» WORK TO DO
Write out the opening lines of the data word for word, up to and including the line with "const yTicks = [0, 20, 40, 60, 80, 100]", and leave every picture and every later line out.

-------- SOURCE EXCERPT

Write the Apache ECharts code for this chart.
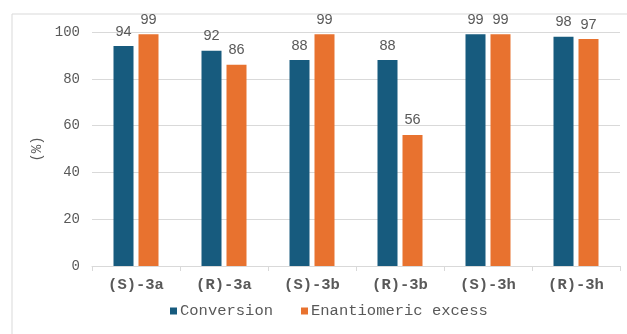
<!DOCTYPE html>
<html>
<head>
<meta charset="utf-8">
<script src="https://cdn.jsdelivr.net/npm/echarts@6/dist/echarts.min.js"></script>
<style>
  html, body { margin: 0; padding: 0; background: #fff; }
  #chart { width: 627px; height: 334px; }
</style>
</head>
<body>
<div id="chart"></div>
<script>
// categories and series values
const categories = ['(S)-3a', '(R)-3a', '(S)-3b', '(R)-3b', '(S)-3h', '(R)-3h']
const conversion = [94, 92, 88, 88, 99, 98]
const enantiomericExcess = [99, 86, 99, 56, 99, 97]
const yTicks = [0, 20, 40, 60, 80, 100]

const MONO = '"Liberation Mono", "DejaVu Sans Mono", monospace'
const SANS = '"Liberation Sans", Arial, sans-serif'
const TEXT = '#595959'
const GRID_LINE = '#d9d9d9'

const chart = echarts.init(document.getElementById('chart'))

const labelStyle = { show: true, position: 'top', distance: 7, color: TEXT, fontFamily: SANS, fontSize: 14.5 }

chart.setOption({
  animation: false,
  backgroundColor: '#fff',
  color: ['#175b7e', '#e8722f'],
  graphic: [
    {
      type: 'rect',
      shape: { x: 12, y: 14, width: 640, height: 340 },
      style: { fill: 'none', stroke: GRID_LINE, lineWidth: 1 },
      silent: true,
    },
  ],
  grid: { left: 92, right: 7, top: 32, bottom: 68 },
  legend: {
    bottom: 10,
    left: 165,
    itemWidth: 7,
    itemHeight: 7,
    itemGap: 28,
    icon: 'rect',
    textStyle: { color: TEXT, fontFamily: MONO, fontSize: 15.5, padding: [0, 0, 0, -2] },
    data: ['Conversion', 'Enantiomeric excess'],
  },
  xAxis: {
    type: 'category',
    data: categories,
    axisLine: { lineStyle: { color: GRID_LINE } },
    axisTick: { show: true, length: 5, lineStyle: { color: GRID_LINE } },
    axisLabel: { color: TEXT, fontFamily: MONO, fontWeight: 'bold', fontSize: 15.5, margin: 11 },
  },
  yAxis: {
    type: 'value',
    min: yTicks[0],
    max: yTicks[yTicks.length - 1],
    interval: 20,
    name: '(%)',
    nameLocation: 'middle',
    nameGap: 43,
    nameTextStyle: { color: TEXT, fontFamily: MONO, fontSize: 14 },
    axisLine: { show: false },
    axisTick: { show: false },
    axisLabel: { color: TEXT, fontFamily: MONO, fontSize: 14, margin: 12 },
    splitLine: { lineStyle: { color: GRID_LINE } },
  },
  series: [
    {
      name: 'Conversion',
      type: 'bar',
      data: conversion,
      barWidth: 20,
      barGap: '25%',
      label: labelStyle,
    },
    {
      name: 'Enantiomeric excess',
      type: 'bar',
      data: enantiomericExcess,
      barWidth: 20,
      label: labelStyle,
    },
  ],
})
</script>
</body>
</html>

----------------

» COMPLETE RESPONSE
Write the Apache ECharts code for this chart.
<!DOCTYPE html>
<html>
<head>
<meta charset="utf-8">
<script src="https://cdn.jsdelivr.net/npm/echarts@6/dist/echarts.min.js"></script>
<style>
  html, body { margin: 0; padding: 0; background: #fff; }
  #chart { width: 627px; height: 334px; }
</style>
</head>
<body>
<div id="chart"></div>
<script>
// categories and series values
const categories = ['(S)-3a', '(R)-3a', '(S)-3b', '(R)-3b', '(S)-3h', '(R)-3h']
const conversion = [94, 92, 88, 88, 99, 98]
const enantiomericExcess = [99, 86, 99, 56, 99, 97]
const yTicks = [0, 20, 40, 60, 80, 100]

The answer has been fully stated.